In his review of Deadly Feasts: Tracking the Secrets of a Terrifying New Plague (Nature 386, 565; 1997), Robert Desowitz repeats a fundamental error with regard to the aetiology of kuru. He writes: "Gajdusek and his Australian colleagues, Michael Alpers and Vincent Zigas, showed that cannibalism was the cause of kuru. The Fore women and children, but not the men, ate — totally consumed — their dead relatives."

That cannibalism might be the route to kuru transmission was discovered by two anthropologists, Shirley Lindenbaum and Robert Glasse, five years after Gajdusek first arrived in the Eastern Highlands of Papua New Guinea, years in which every attempt to unravel the cause of kuru had failed. In 1961, they spent nine months with the Fore searching for a possible genetic cause for kuru. None existed.

Their second visit proved more fruitful. A New Zealand neurologist and epidemiologist, Dr R.W. Hornbrook, suggested that they try to answer the question "what is it that the adult women and the children of both sexes in the Fore tribe are doing that the adult men are not?”.

They found that the women, who prepared the bodies for burial, occasionally ate part of the flesh and of the steamed brain tissue.
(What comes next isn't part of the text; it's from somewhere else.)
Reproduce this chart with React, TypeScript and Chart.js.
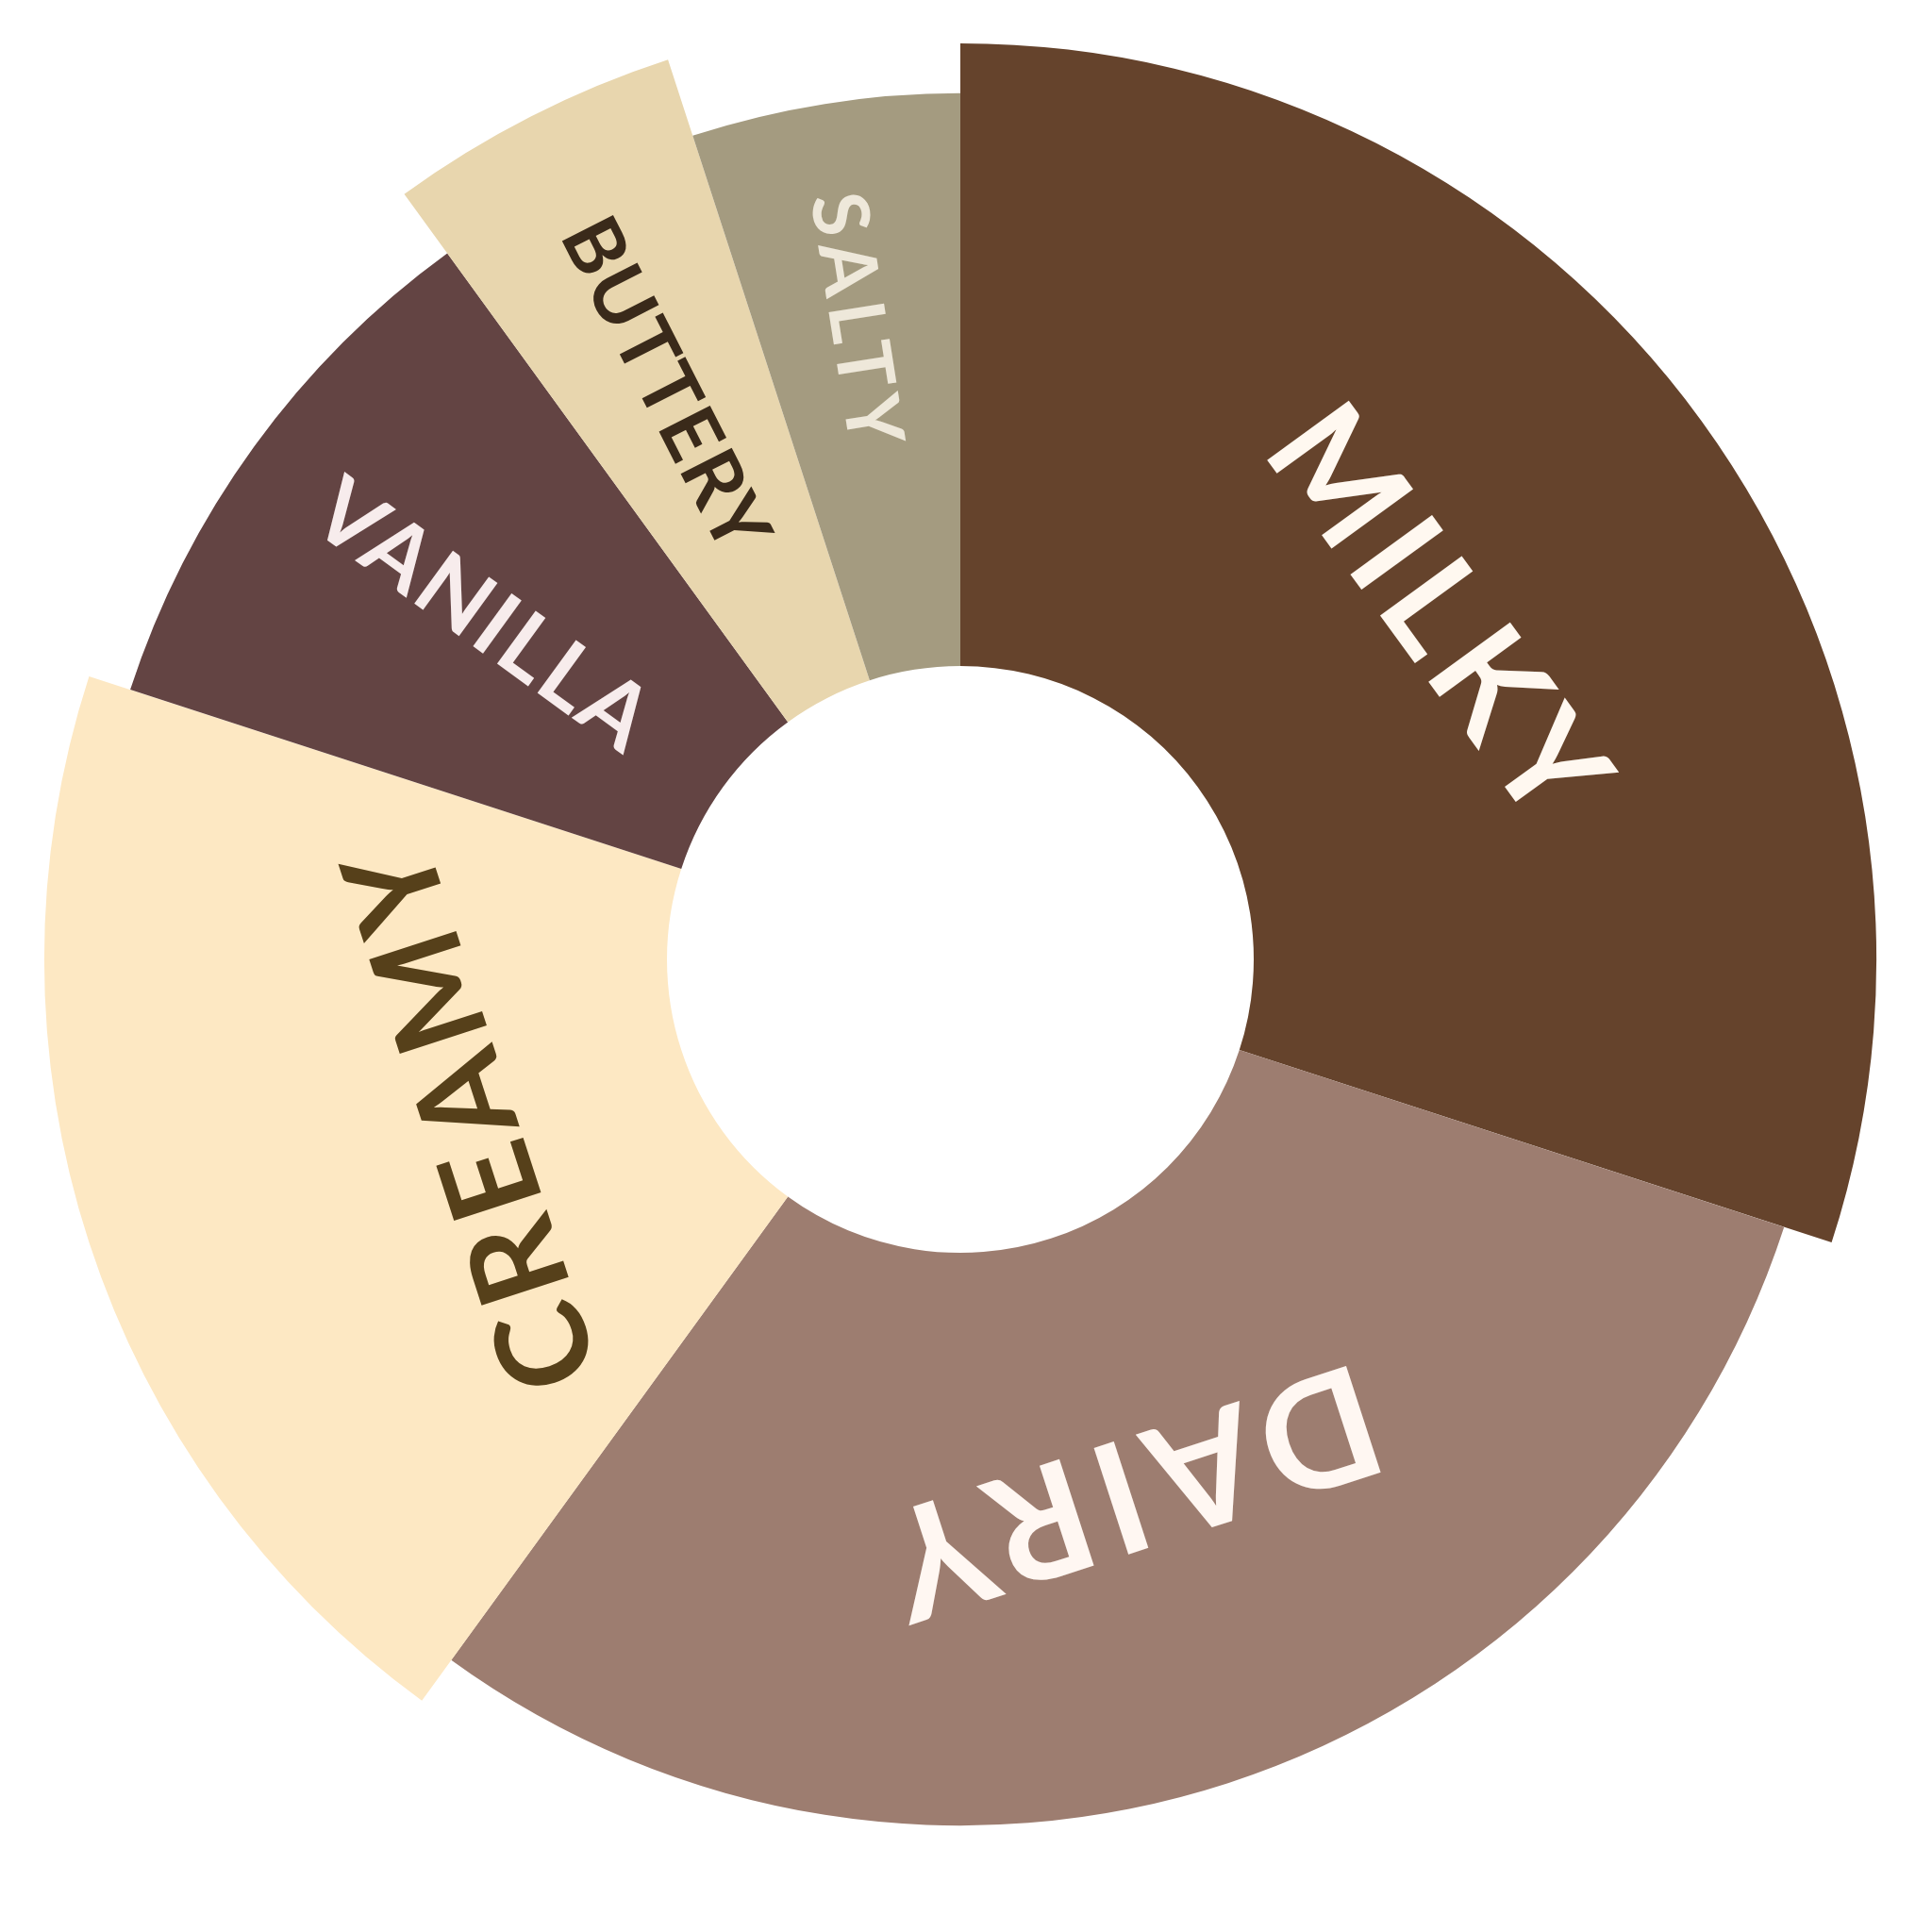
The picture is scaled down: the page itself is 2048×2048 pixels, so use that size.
import { useEffect, useRef } from "react";
import { ArcElement, Chart, DoughnutController, type Plugin } from "chart.js";

Chart.register(ArcElement, DoughnutController);

// flavour wheel: share of the ring (angle) and intensity (how far the slice reaches out)
const flavours = ["MILKY", "DAIRY", "CREAMY", "VANILLA", "BUTTERY", "SALTY"];
const shares = [30, 30, 20, 10, 5, 5];
const intensity = [93.5, 86, 93.5, 87, 98, 86];

const sliceColors = ["#65432C", "#9D7D70", "#FDE8C3", "#634443", "#E8D6AE", "#A49B80"];
const textColors = ["#FFF8F0", "#FFF7F2", "#56401A", "#F7ECEC", "#3A2A1A", "#EEE8DA"];

// label look: size, whether it runs along the radius, where in the ring it sits
const labelSize = [148, 164, 134, 96, 84, 82];
const labelSpacing = [10, 12, 8, 3, 2, 8];
const labelRadial = [false, false, false, true, true, true];
const labelPlace = [0.48, 0.47, 0.36, 0.51, 0.54, 0.62];

const intensityRadius: Plugin<"doughnut"> = {
  id: "intensityRadius",
  afterDatasetUpdate(_chart, args) {
    args.meta.data.forEach((el, i) => {
      const arc = el as any;
      const inner = arc.innerRadius;
      arc.outerRadius = inner + (arc.outerRadius - inner) * (intensity[i] / 100);
    });
  },
};

const flavourLabels: Plugin<"doughnut"> = {
  id: "flavourLabels",
  afterDatasetsDraw(chart) {
    const ctx = chart.ctx;
    const meta = chart.getDatasetMeta(0);
    meta.data.forEach((el, i) => {
      const { x, y, startAngle, endAngle, innerRadius, outerRadius } = (el as any).getProps(
        ["x", "y", "startAngle", "endAngle", "innerRadius", "outerRadius"],
        true,
      );
      const mid = (startAngle + endAngle) / 2;
      const r = innerRadius + (outerRadius - innerRadius) * labelPlace[i];
      ctx.save();
      ctx.translate(x + Math.cos(mid) * r, y + Math.sin(mid) * r);
      ctx.rotate(labelRadial[i] ? mid + Math.PI : mid + Math.PI / 2);
      ctx.font = `700 ${labelSize[i]}px Lato`;
      (ctx as any).letterSpacing = `${labelSpacing[i]}px`;
      ctx.fillStyle = textColors[i];
      ctx.textAlign = "center";
      ctx.textBaseline = "alphabetic";
      const m = ctx.measureText(flavours[i]);
      ctx.fillText(flavours[i], labelSpacing[i] / 2, m.actualBoundingBoxAscent / 2);
      ctx.restore();
    });
  },
};

export default function App() {
  const canvasRef = useRef<HTMLCanvasElement>(null);

  useEffect(() => {
    if (!canvasRef.current) return;
    const chart = new Chart(canvasRef.current, {
      type: "doughnut",
      data: {
        labels: flavours,
        datasets: [
          {
            data: shares,
            backgroundColor: sliceColors,
            borderWidth: 0,
            hoverOffset: 0,
          },
        ],
      },
      options: {
        responsive: false,
        devicePixelRatio: 1,
        animation: false,
        cutout: 311,
        layout: { padding: { left: 0, top: 0, right: 12, bottom: 14 } },
        plugins: { legend: { display: false }, tooltip: { enabled: false } },
        events: [],
      },
      plugins: [intensityRadius, flavourLabels],
    });
    return () => chart.destroy();
  }, []);

  return (
    <div style={{ position: "absolute", left: 0, top: 0, width: 2048, height: 2048, background: "#fff" }}>
      <canvas ref={canvasRef} width={2048} height={2048} />
    </div>
  );
}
But far from their "totally consuming their dead relatives", or cannibalism being a ritual in the Fore tribe, it was a casual practice that had infiltrated from tribes in the south of the region within living memory. The Fore themselves said that "it was after the first aeroplane flew over that we tried cannibalism for the first time”.

Back at the US National Institutes of Health, Gajdusek and Joe Gibbs now tried to induce kuru in nonhuman primates by feeding them with kuru-infected human brain. They failed to induce the disease, even when they inserted the infected tissue directly into the stomach through a gastric tube. So they believe that direct inoculation into the bloodstream or through the mucous membrane was the route of infection. Women and children with cuts and sores on their hands would frequently rub their eyes and noses when handling dead bodies, so any infectious particles could enter the body quite easily.